“Defeat your leader we the best, see the rest is just clones
Hip hop drones, singin’ the same old songs
Fuck with this, you can’t go wrong”
Two summers ago, the four-headed beast that is Slaughterhouse dropped its self-titled debut album in an attempt to steer the hip-hop game back on the right track. Joell Ortiz, Joe Budden, Crooked I, and Royce Da 5’9″ felt that hip-hop was in a sad state, with garbage music populating the radio and skilled underground emcees going largely unnoticed, and collaborated to drop one of my personal favorite albums of 2009. Two years later, Random Axe has set out to follow in Slaughterhouse’s footsteps and release an album that kicks mainstream influences to the curb and instead sticks to the hardcore roots of hip-hop. And just like Slaughterhouse, the chemistry between Sean Price, Black Milk, and Guilty Simpson is evident throughout the album, as Black Milk’s hard-hitting production style meshes seamlessly with each emcee’s flow. Simply put, I couldn’t have said it any better than Simpson; you can’t go wrong with Random Axe’s self-titled debut.
The album opens with “Random Call,” which features a deep brassy bassline, a catchy grand piano loop, and a smooth vocal sample atop a raw set of drums. The track acts as somewhat of an introduction for each emcee, setting the stage for the lyrical content of the rest of the album. Simpson starts things off on the first verse, rapping the opening lines:
“I’m chemically imbalanced, you’re no challenge
I eat hot emcee’s like cold salads
I’m so valid, trust the word
Find me in the ghetto, puffin herb”
Sean P gets on the mic next, spitting, “You could call me one dimensional/ but ain’t too much talking when the slug get into you,” and as Black Milk closes things out with his final verse, I was left with high expectations for the rest of the album. Indeed, I would not be disappointed.
Black Milk’s production is on point for nearly every song, and while he maintains a fairly consistent style throughout, there is enough variation and creativity to keep things interesting from the first track to the last. “The Hex” pits a driving electric guitar and a foreboding piano over heavy drums, as the group pays homage to Hex Murda, who manages Milk and Simpson, with aggressive and inspired rhymes. “Understand This” is the definition of sparse but effective production, with no more than an authentic-sounding drum kit, a funky electric bass, and a few scratches thrown in here and there. Black Milk adds some west coast flavor with “Jahphy Joe,” which features a high-pitched g-funk synth and rolling bassline that are reminiscent of a Dr. Dre beat.
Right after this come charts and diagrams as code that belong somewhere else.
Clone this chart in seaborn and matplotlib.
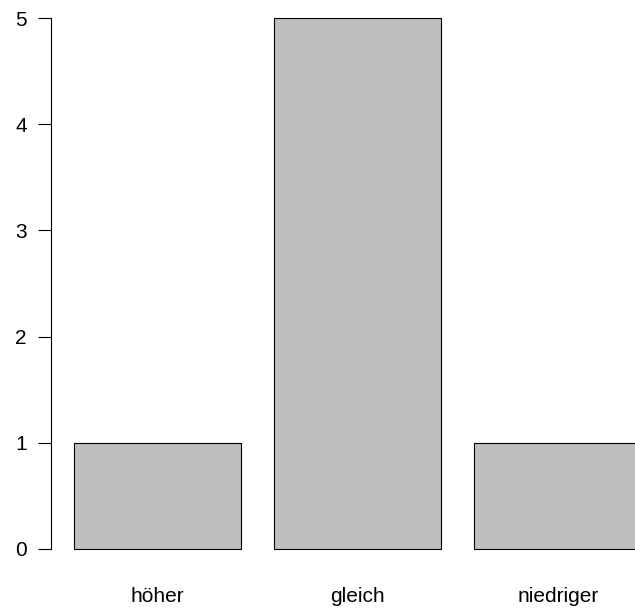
import pandas as pd
import matplotlib
matplotlib.use('Agg')
import matplotlib.pyplot as plt
import seaborn as sns

# Data
categories = ['höher', 'gleich', 'niedriger']
counts = [1, 5, 1]
y_ticks = [0, 1, 2, 3, 4, 5]

df = pd.DataFrame({'Kategorie': categories, 'Anzahl': counts})

sns.set_style('white')
plt.rcParams['font.family'] = ['Liberation Sans', 'DejaVu Sans']

fig = plt.figure(figsize=(6.35, 6.10), dpi=100)
# axes region mimics R's plot region (partly cut off at right/top)
ax = fig.add_axes([51 / 635, 40 / 610, 613 / 635, 573 / 610])

sns.barplot(data=df, x='Kategorie', y='Anzahl', color='#BEBEBE', saturation=1,
            width=1 / 1.2, edgecolor='black', linewidth=0.8, ax=ax)

ax.set_xlim(-0.53, 2.53)
ax.set_ylim(-0.2, 5.2)
ax.set_yticks(y_ticks)
ax.set_xlabel('')
ax.set_ylabel('')

for s in ['top', 'right', 'bottom']:
    ax.spines[s].set_visible(False)
ax.spines['left'].set_bounds(0, 5)
ax.spines['left'].set_color('black')
ax.spines['left'].set_linewidth(0.8)

ax.tick_params(axis='y', length=9.5, width=0.8, color='black', pad=8,
               labelsize=15, labelcolor='black', left=True)
ax.tick_params(axis='x', length=0, pad=12.5, labelsize=15, labelcolor='black')

fig.savefig('out.png', dpi=100)
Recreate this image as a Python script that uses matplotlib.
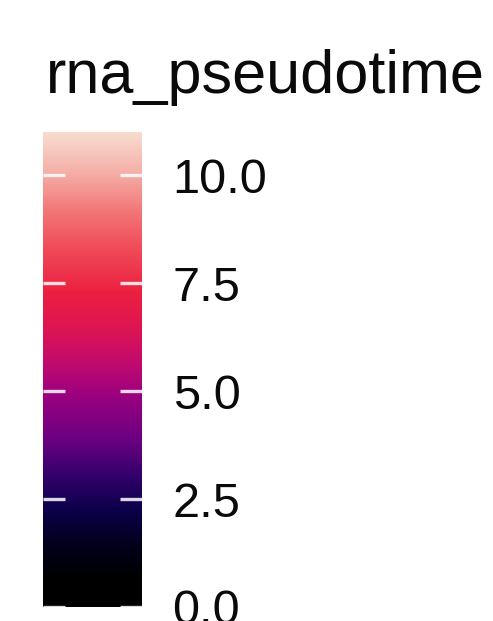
import numpy as np
import matplotlib
matplotlib.use('Agg')
import matplotlib.pyplot as plt
from matplotlib.colors import LinearSegmentedColormap

plt.rcParams['font.family'] = ['Liberation Sans', 'DejaVu Sans']

# legend data
title = 'rna_pseudotime'
vmin, vmax = 0.0, 11.0
tick_values = [0.0, 2.5, 5.0, 7.5, 10.0]
tick_labels = ['0.0', '2.5', '5.0', '7.5', '10.0']

# colour stops of the gradient (value -> colour)
stop_values = [0.0, 0.6, 1.4, 2.2, 3.0, 3.85, 4.8, 5.6, 6.4, 7.3, 8.3, 9.2, 10.1, 11.0]
stop_colors = ['#000000', '#000000', '#02001a', '#0a0048', '#30006a', '#6a0080',
               '#960080', '#c00a70', '#dc1454', '#ec2040', '#f04a58', '#f27878',
               '#f5b0a8', '#f8dccf']

pos = [(v - vmin) / (vmax - vmin) for v in stop_values]
cmap = LinearSegmentedColormap.from_list('pt', list(zip(pos, stop_colors)))

W, H = 493, 621
fig = plt.figure(figsize=(W / 100, H / 100), dpi=100)

# colour bar
ax = fig.add_axes([43 / W, (H - 607) / H, 99 / W, 475 / H])
grad = np.linspace(vmin, vmax, 512).reshape(-1, 1)
ax.imshow(grad, cmap=cmap, aspect='auto', origin='lower',
          extent=[0, 1, vmin, vmax], vmin=vmin, vmax=vmax, interpolation='bilinear')
ax.set_xlim(0, 1)
ax.set_ylim(vmin, vmax)

# white tick marks on both sides
for v in tick_values:
    ax.plot([0, 0.22], [v, v], color='white', lw=2.4, alpha=0.85, solid_capstyle='butt')
    ax.plot([0.78, 1], [v, v], color='white', lw=2.4, alpha=0.85, solid_capstyle='butt')

ax.set_xticks([])
ax.yaxis.tick_right()
ax.set_yticks(tick_values)
ax.set_yticklabels(tick_labels)
ax.tick_params(axis='y', length=0, pad=22, labelsize=35, labelcolor='#0a0a0a')
for s in ax.spines.values():
    s.set_visible(False)

fig.text(46 / W, 1 - 93 / H, title, fontsize=44, color='#0a0a0a',
         ha='left', va='baseline')

fig.savefig('out.png', dpi=100)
On the other hand, Milk goes with a smoother, albeit still hardcore, approach on “The Karate Kid,” with shimmering piano keys over a simple drum loop, and Sean Price handles the one-minute instrumental with authority.
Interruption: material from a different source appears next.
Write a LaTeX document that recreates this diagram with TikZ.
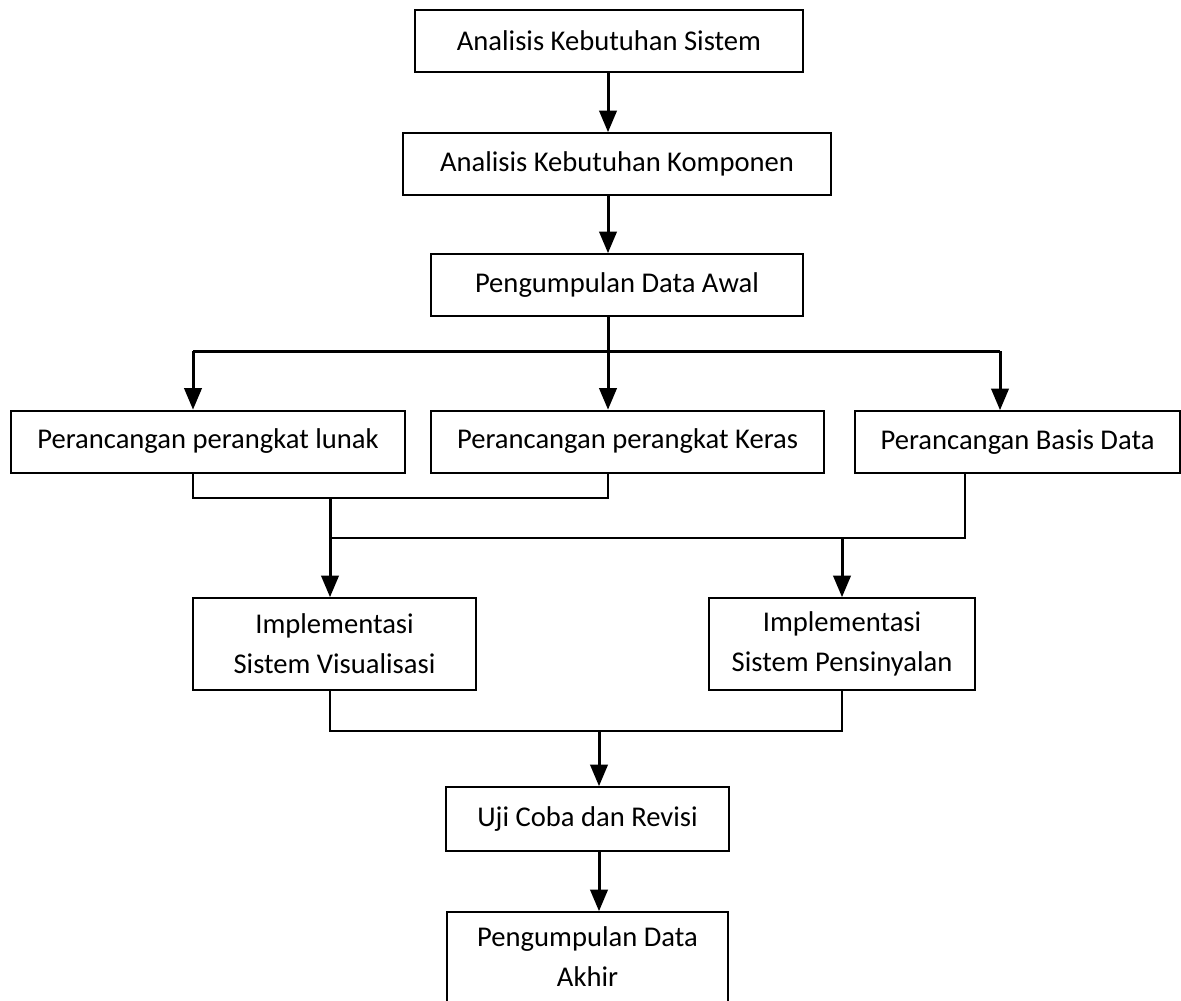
\documentclass[tikz,border=0pt]{standalone}
\usepackage{fontspec}
\setmainfont{Carlito}
\usepackage{tikz}
\usetikzlibrary{positioning,arrows}
\tikzset {
kotak/.style={shape=rectangle,draw,line width=1pt,inner sep=0pt,minimum height=31pt,align=center,font=\fontsize{14.3}{20}\selectfont},
panah/.style={->,line width=1.5pt},
garis/.style={line width=1pt}
}

\begin{document}
\begin{tikzpicture}
[>=triangle 45,x=0.5pt,y=-0.5pt]
\useasboundingbox (0,0) rectangle (1181,1000);
\node (sistem) at (609,41) [kotak,minimum width=194pt] {Analisis Kebutuhan Sistem};
\node (komponen) at (617,164) [kotak,minimum width=214pt] {Analisis Kebutuhan Komponen};
\node (awal) at (617,285) [kotak,minimum width=186pt] {Pengumpulan Data Awal};
\node (lunak) at (208,441.5) [kotak,minimum width=197pt] {Perancangan perangkat lunak};
\node (keras) at (627.5,441.5) [kotak,minimum width=196.5pt] {Perancangan perangkat Keras};
\node (basis) at (1017.5,442) [kotak,minimum width=162.5pt] {Perancangan Basis Data};
\node (visual) at (334.5,644) [kotak,minimum width=141.5pt,minimum height=46pt] {Implementasi\\Sistem Visualisasi};
\node (sinyal) at (842,644) [kotak,minimum width=133pt,minimum height=46pt] {Implementasi\\Sistem Pensinyalan};
\node (uji) at (587.5,819) [kotak,minimum width=141.5pt,minimum height=32pt] {Uji Coba dan Revisi};
\node (akhir) at (587.5,957) [kotak,minimum width=140.5pt,minimum height=45pt] {Pengumpulan Data\\Akhir};
\coordinate (bagi) at (608,351);
\coordinate (bagiL) at (193,351);
\coordinate (bagiR) at (1000,351);
\coordinate (gabung1) at (330,498);
\coordinate (gabung2) at (330,538);
\coordinate (gabung3) at (599,731);
\draw[panah] (bagi |- sistem.south) -- (bagi |- komponen.north);
\draw[panah] (bagi |- komponen.south) -- (bagi |- awal.north);
\draw[line width=1.5pt] (bagi |- awal.south) -- (bagi);
\draw[line width=1.5pt] (bagiL) -- (bagiR);
\draw[panah] (bagiL) -- (bagiL |- lunak.north);
\draw[panah] (bagi) -- (bagi |- keras.north);
\draw[panah] (bagiR) -- (bagiR |- basis.north);
\draw[garis] (bagiL |- lunak.south) |- (gabung1) -| (bagi |- keras.south);
\draw[panah] (gabung1) -- (gabung1 |- visual.north);
\draw[garis] (gabung2) -| ([xshift=-26.25pt]basis.south);
\draw[panah] (sinyal.north |- gabung2) -- (sinyal.north);
\draw[garis] (gabung1 |- visual.south) |- (gabung3) -| (sinyal.south);
\draw[panah] (gabung3) -- (gabung3 |- uji.north);
\draw[panah] (gabung3 |- uji.south) -- (gabung3 |- akhir.north);
\end{tikzpicture}
\end{document}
While Black Milk succeeds in creating a unique vibe by contrasting gritty old-school drums with electronic basslines and spacy synths and piano chords, it is not just the beats but also the hardcore rhymes that make “Random Axe” such an enjoyable listen. All three artists, despite their success in the underground rap game, have largely failed to make an impact in the mainstream market, and all three of them could care less. Rather than selling out, Random Axe focuses instead on keeping hip-hop pure and putting wack emcees in their place, and the lyrics reflect this realness. Black Milk delivers one of his best verses on “Monster Babies,” beginning with the proclamation “If hip-hop’s dead and out/Black Milk just gave that bitch mouth to mouth” and ending with “I got niggas in hip-hop sick, wheezing/gasping for air, not breathing/ Sean P, Milk and Guilt, the playing field’s not even.” And on “Everybody Nobody Somebody,” the trio comes through with meaningful rhymes over the gliding reflective synths and a catchy drum loop, as Simpson raps:
“Somebody needs to take the blame
These dudes throwin’ rent money up just to make it rain
Frontin’ for a broad that don’t even care about ’em
She don’t even love herself, she fuck for wealth”
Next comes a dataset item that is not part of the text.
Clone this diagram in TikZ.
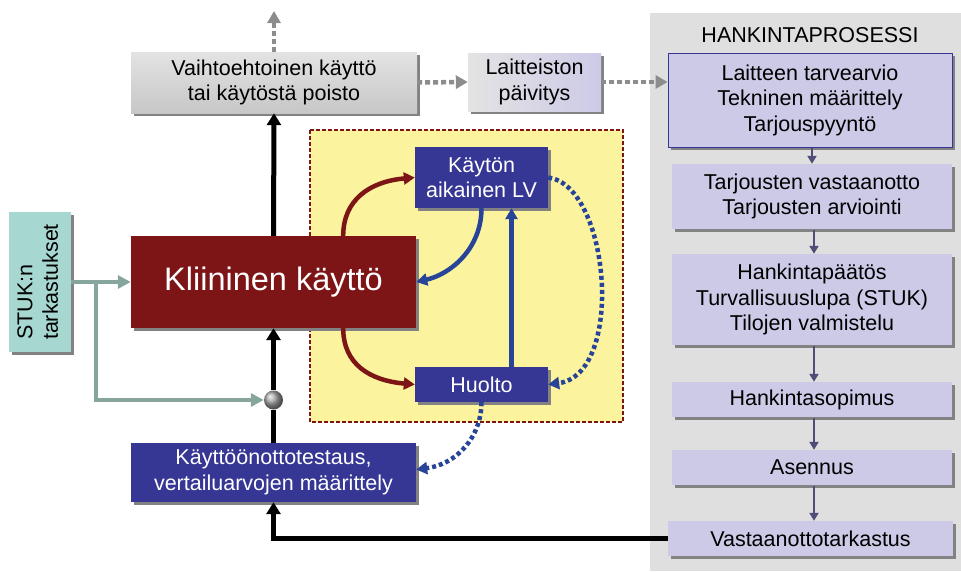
\documentclass[tikz,border=0pt]{standalone}
\usepackage{fontspec}
\setmainfont{Liberation Sans}
\usetikzlibrary{arrows.meta,shadows}
\definecolor{klinred}{RGB}{125,21,23}
\definecolor{boxblue}{RGB}{54,54,148}
\definecolor{arrblue}{RGB}{40,68,152}
\definecolor{lavender}{RGB}{205,202,231}
\definecolor{stukteal}{RGB}{167,215,209}
\definecolor{stukline}{RGB}{134,165,157}
\definecolor{areayellow}{RGB}{251,243,157}
\definecolor{panelgray}{RGB}{223,223,223}
\definecolor{dotgray}{RGB}{140,140,140}
\definecolor{steparrow}{RGB}{80,78,120}
\definecolor{shadowgray}{RGB}{130,130,130}

\begin{document}
\begin{tikzpicture}[x=1pt,y=-1pt,
  every node/.style={font=\fontsize{21.5}{25.5}\selectfont,align=center,inner sep=0pt},
  boxshadow/.style={drop shadow={shadow xshift=3pt,shadow yshift=-3pt,fill=shadowgray,opacity=1}},
  graybox/.style={rectangle,top color=black!11,bottom color=black!22,boxshadow},
  updbox/.style={rectangle,left color=black!11,right color=lavender,boxshadow},
  procbox/.style={rectangle,fill=lavender,boxshadow},
  bluebox/.style={rectangle,fill=boxblue,text=white,boxshadow},
  klinbox/.style={rectangle,fill=klinred,text=white,boxshadow,font=\fontsize{32.5}{38}\selectfont},
  stukbox/.style={rectangle,fill=stukteal,boxshadow},
  blkline/.style={line width=5pt,black},
  blkflow/.style={blkline,-{Triangle[width=14pt,length=12pt]}},
  grayflow/.style={dotgray,line width=4.5pt,dash pattern=on 5pt off 3pt,-{Triangle[width=13pt,length=12pt]}},
  grnflow/.style={stukline,line width=4.5pt,-{Triangle[width=13pt,length=13pt]}},
  redflow/.style={klinred,line width=4.5pt,-{Triangle[width=12pt,length=11pt]}},
  blueflow/.style={arrblue,line width=4.5pt,-{Triangle[width=12pt,length=11pt]}},
  bluedots/.style={blueflow,dash pattern=on 4pt off 3pt},
  stepflow/.style={steparrow,line width=2.5pt,-{Triangle[width=9pt,length=8pt]}}]
\useasboundingbox (0,0) rectangle (961,571);

% hankintaprosessi
\fill[panelgray] (650,13) rectangle (961,571);
\node (title) at (810,35) {HANKINTAPROSESSI};
\node[procbox,draw=boxblue,line width=0.8pt,minimum width=284pt,minimum height=94pt] (tarve) at (810,100) {Laitteen tarvearvio\\Tekninen määrittely\\Tarjouspyyntö};
\node[procbox,minimum width=280pt,minimum height=65pt] (tarjous) at (812,196.5) {Tarjousten vastaanotto\\Tarjousten arviointi};
\node[procbox,minimum width=280pt,minimum height=91pt] (paatos) at (812,299.5) {Hankintapäätös\\Turvallisuuslupa (STUK)\\Tilojen valmistelu};
\node[procbox,minimum width=280pt,minimum height=35pt] (sopimus) at (812,399.5) {Hankintasopimus};
\node[procbox,minimum width=280pt,minimum height=35pt] (asennus) at (812,467.5) {Asennus};
\node[procbox,minimum width=285pt,minimum height=35pt] (vastaan) at (810.5,538.5) {Vastaanottotarkastus};
\foreach \a/\b in {tarve/tarjous,tarjous/paatos,paatos/sopimus,sopimus/asennus,asennus/vastaan}
  \draw[stepflow] ([xshift=2pt,yshift=-1pt]\a.south) -- ([xshift=2pt]\a.south |- \b.north);

% kayton aikainen alue
\filldraw[fill=areayellow,draw=klinred,line width=1.2pt,dash pattern=on 4pt off 2pt] (310,130) rectangle (623,422);
\node[bluebox,minimum width=133pt,minimum height=61pt] (kayton) at (481.5,177.5) {Käytön\\aikainen LV};
\node[bluebox,minimum width=133pt,minimum height=35pt] (huolto) at (481.5,384.5) {Huolto};

\node[graybox,minimum width=286pt,minimum height=61pt] (vaihto) at (274,82.5) {Vaihtoehtoinen käyttö\\tai käytöstä poisto};
\node[updbox,minimum width=133pt,minimum height=58pt] (paivitys) at (534.5,82) {Laitteiston\\päivitys};
\node[klinbox,minimum width=285pt,minimum height=92pt] (klin) at (273.5,282) {Kliininen käyttö};
\node[stukbox,minimum width=62pt,minimum height=140pt] (stuk) at (40,282) {\rotatebox{90}{\begin{tabular}{@{}l@{}}STUK:n\\tarkastukset\end{tabular}}};
\node[bluebox,minimum width=285pt,minimum height=59pt] (testaus) at (273.5,472.5) {Käyttöönottotestaus,\\vertailuarvojen määrittely};
\node[circle,shading=ball,ball color=black!35,minimum size=19pt] (joint) at (273.5,400) {};
\coordinate (exit) at (274,11);
\coordinate (split) at (96,282);

\draw[grayflow] (vaihto.north) -- (exit);
\draw[grayflow] (vaihto.east) -- (paivitys.west);
\draw[grayflow] (paivitys.east) -- (paivitys.east -| tarve.west);
\draw[blkflow] (klin.north) -- (vaihto.south);
\draw[blkflow] (joint) -- (klin.south);
\draw[blkline] (testaus.north) -- (joint);
\draw[blkflow] (vastaan.west) -| (testaus.south);
\draw[grnflow] (stuk.east) -- (klin.west);
\draw[grnflow] (split) |- (joint);

\draw[redflow] ([xshift=-73pt]klin.north east) .. controls +(0,-36) and +(-45,4) .. (kayton.west);
\draw[redflow] ([xshift=-73pt]klin.south east) .. controls +(0,36) and +(-45,-4) .. (huolto.west);
\draw[blueflow] (kayton.south) .. controls +(0,40) and +(35,-8) .. (klin.east);
\draw[blueflow] ([xshift=30pt]huolto.north) -- ([xshift=30pt]kayton.south);
\draw[bluedots] (kayton.east) .. controls +(62,8) and +(77,-10) .. (huolto.east);
\draw[bluedots] (huolto.south) .. controls +(0,35) and +(40,-5) .. ([yshift=3pt]testaus.east);
\end{tikzpicture}
\end{document}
At this point, it’s clear that Random Axe is not your run-of-the-mill supergroup, and this should come as no surprise to those who are in tune with the underground hip-hop game. There are countless emcees in today’s day and age who claim to save hip-hop and bring it back to its roots, but few actually deliver on their promise, and it is refreshing to hear a group of well-versed emcees that clearly cares more about making real hip-hop than making millions. The album isn’t perfect; although the sparse production on several tracks allows for a greater focus on the lyrics, I wouldn’t mind seeing a little more depth to some of the beats. The bottom line, though, remains that the chemistry on the mic between Sean Price, Guilty Simpson, and Black Milk overshadows the few shortcomings, making the group’s debut one of the more enjoyable rap albums of 2011 thus far. You won’t hear it on any big name radio stations, but “Random Axe” is exactly the breath of fresh air that hip-hop needs.